Nowhere did we assume that $|\phi\rangle$ was not a state like $|1.41\rangle$. But we proved that if such a state existed, we could use ladder operators to generate a whole series of states with arbitrarily negative energies. Since we know our Hamiltonian does not have negative energy states, that implies that an eigenstate like $|1.41\rangle$ cannot exist.

Answer 3

1. Here we will assume that the quantum harmonic oscillator is given in algebraic (as opposed to a geometric) setting. Say that we only know that
   $$\tag{1}\frac{\hat{H}}{\hbar\omega} ~:=~ \hat{N}+\nu{\bf 1}, \qquad\qquad \nu\in\mathbb{R},$$ $$\tag{2} \hat{N}~:=~\hat{a}^{\dagger}\hat{a}, $$ $$\tag{3} [\hat{a},\hat{a}^{\dagger}]~=~{\bf 1}, \qquad\qquad[{\bf 1}, \cdot]~=~0.$$ Also we assume that the physical states live in an inner product space $(V,\langle \cdot,\cdot \rangle )$.

2. In my Phys.SE answer here it was with these assumptions then shown that the point spectrum of the number operator $\hat{N}$ is precisely all the non-negative integers $${\rm Spec}_p(\hat{N})~=~ \mathbb{N}_0 .\tag{4}$$

3. In particular, it is possible to get to all (possible degenerate) energy-levels by acting on a vacuum state with the creation operator $\hat{a}^{\dagger}$.

4. However, in the algebraic (as opposed to a geometric) setting there is a caveat: The vacuum state need not be unique!

5. Example: $$V~=~F_A\oplus F_B\tag{5}$$ could be a direct sum of two Fock spaces with vacuum states $|0\rangle_A$ and $|0\rangle_B$, respectively.
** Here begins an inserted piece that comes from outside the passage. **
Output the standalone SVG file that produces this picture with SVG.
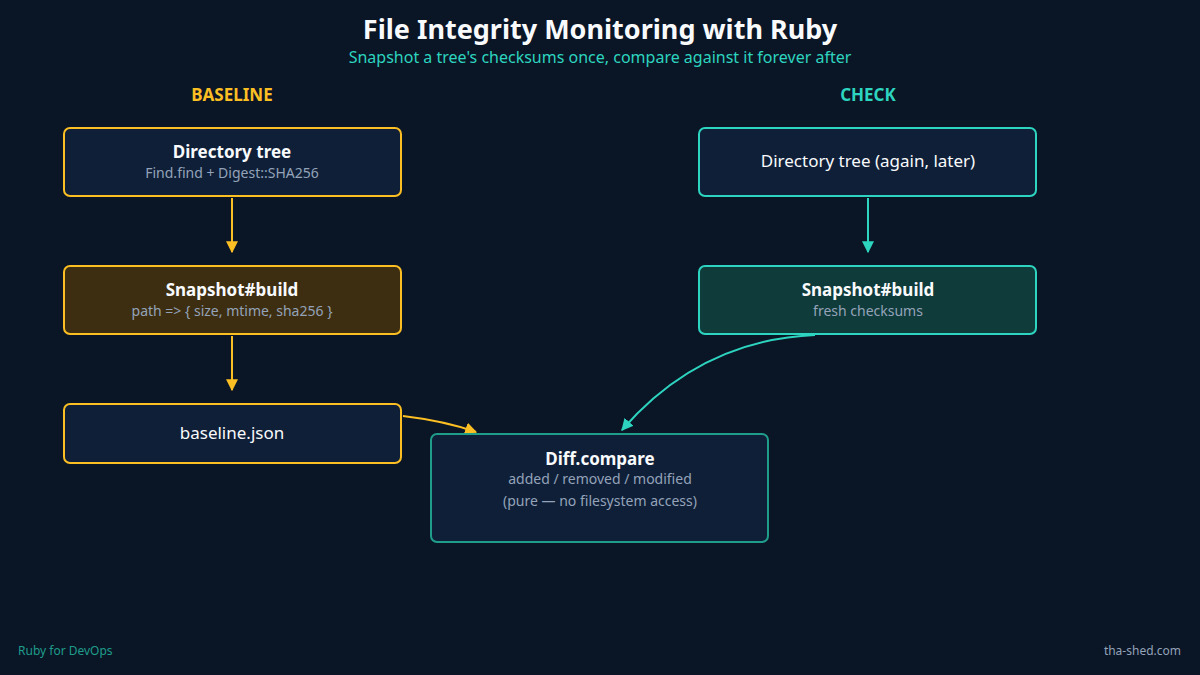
<svg xmlns="http://www.w3.org/2000/svg" width="1200" height="675" viewBox="0 0 1200 675">
<defs>
<style>
text{font-family:"Noto Sans","DejaVu Sans",sans-serif}
.t{fill:#f8fafc;font-size:17px;font-weight:bold;text-anchor:middle}
.n{fill:#f8fafc;font-size:17px;text-anchor:middle}
.s{fill:#94a3b8;font-size:14px;text-anchor:middle}
.y{stroke:#fbbf24;stroke-width:2}
.c{stroke:#2dd4bf;stroke-width:2}
</style>
<marker id="ay" viewBox="0 0 10 10" refX="9" refY="5" markerWidth="6" markerHeight="6" orient="auto"><path d="M0,0L10,5L0,10z" fill="#fbbf24"/></marker>
<marker id="ac" viewBox="0 0 10 10" refX="9" refY="5" markerWidth="6" markerHeight="6" orient="auto"><path d="M0,0L10,5L0,10z" fill="#2dd4bf"/></marker>
</defs>
<rect width="1200" height="675" fill="#0a1526"/>
<text x="600" y="39" style="fill:#f8fafc;font-size:27px;font-weight:bold;text-anchor:middle">File Integrity Monitoring with Ruby</text>
<text x="600" y="63" style="fill:#2dd4bf;font-size:16px;text-anchor:middle">Snapshot a tree's checksums once, compare against it forever after</text>
<text x="232" y="101" style="fill:#fbbf24;font-size:17px;font-weight:bold;text-anchor:middle">BASELINE</text>
<text x="868" y="101" style="fill:#2dd4bf;font-size:17px;font-weight:bold;text-anchor:middle">CHECK</text>
<g id="connectors" fill="none">
<line x1="232" y1="198" x2="232" y2="252" class="y" marker-end="url(#ay)"/>
<line x1="232" y1="336" x2="232" y2="390" class="y" marker-end="url(#ay)"/>
<line x1="868" y1="198" x2="868" y2="252" class="c" marker-end="url(#ac)"/>
<path d="M815,335 Q700,340 622,430" class="c" marker-end="url(#ac)"/>
<path d="M403,416 Q445,421 476,432" class="y" marker-end="url(#ay)"/>
</g>
<g id="dir-tree"><rect x="64" y="128" width="337" height="68" rx="6" fill="#0f1f38" class="y"/>
<text x="232" y="158" class="t">Directory tree</text><text x="232" y="178" class="s">Find.find + Digest::SHA256</text></g>
<g id="snap-base"><rect x="64" y="266" width="337" height="68" rx="6" fill="#3d2e12" class="y"/>
<text x="232" y="296" class="t">Snapshot#build</text><text x="232" y="316" class="s">path =&gt; { size, mtime, sha256 }</text></g>
<g id="baseline-json"><rect x="64" y="404" width="337" height="59" rx="6" fill="#0f1f38" class="y"/>
<text x="232" y="439" class="n">baseline.json</text></g>
<g id="dir-tree-2"><rect x="699" y="128" width="337" height="68" rx="6" fill="#0f1f38" class="c"/>
<text x="868" y="167" class="n">Directory tree (again, later)</text></g>
<g id="snap-check"><rect x="699" y="266" width="337" height="68" rx="6" fill="#0f3b3b" class="c"/>
<text x="868" y="296" class="t">Snapshot#build</text><text x="868" y="316" class="s">fresh checksums</text></g>
<g id="diff"><rect x="431" y="434" width="337" height="108" rx="6" fill="#0f1f38" stroke="#1f9d8a" stroke-width="2"/>
<text x="600" y="465" class="t">Diff.compare</text><text x="600" y="484" class="s">added / removed / modified</text><text x="600" y="506" class="s">(pure — no filesystem access)</text></g>
<text x="18" y="655" style="fill:#1f9d8a;font-size:12px">Ruby for DevOps</text>
<text x="1181" y="655" style="fill:#94a3b8;font-size:12px;text-anchor:end">tha-shed.com</text>
</svg>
In this system a general vacuum state is a linear combination of $|0\rangle_A$ and $|0\rangle_B$. Note that it would then not be possible to transform a given fixed vacuum state into an arbitrary energy state by only acting with the creation operator $\hat{a}^{\dagger}$. We need the other vacuum states as well.

Answer 4

Let us assume that $| m \rangle$ is an eigenstate of $N=a^\dagger a$, i.e. $N | m \rangle = m | m \rangle$, and that $m \notin \mathbb{N}$.

Then, since

$$a | m\rangle = c | m-1\rangle$$

with $c \in \mathbb C$, for some $k \in \mathbb N$ we will have

$$a^k | m\rangle = c' | m-k\rangle$$

with

$$m-k<0$$

We will now prove that this is an absurdum. Indeed, given an eigenvalue $n$ of $N$, we have

$$n = \langle n | N | n \rangle = \langle n | a^\dagger a |n \rangle = \| a | n \rangle \|^2\geq 0$$

We then conclude that out hypothesis $m \notin \mathbb N$ must be wrong, and that $m$ must be a non-negative integer.

Answer 5

The eigenfunctions produced by the ladder operators are the Hermite functions, which are a complete basis for $L^2(R)$. Thus there are no states orthogonal to them.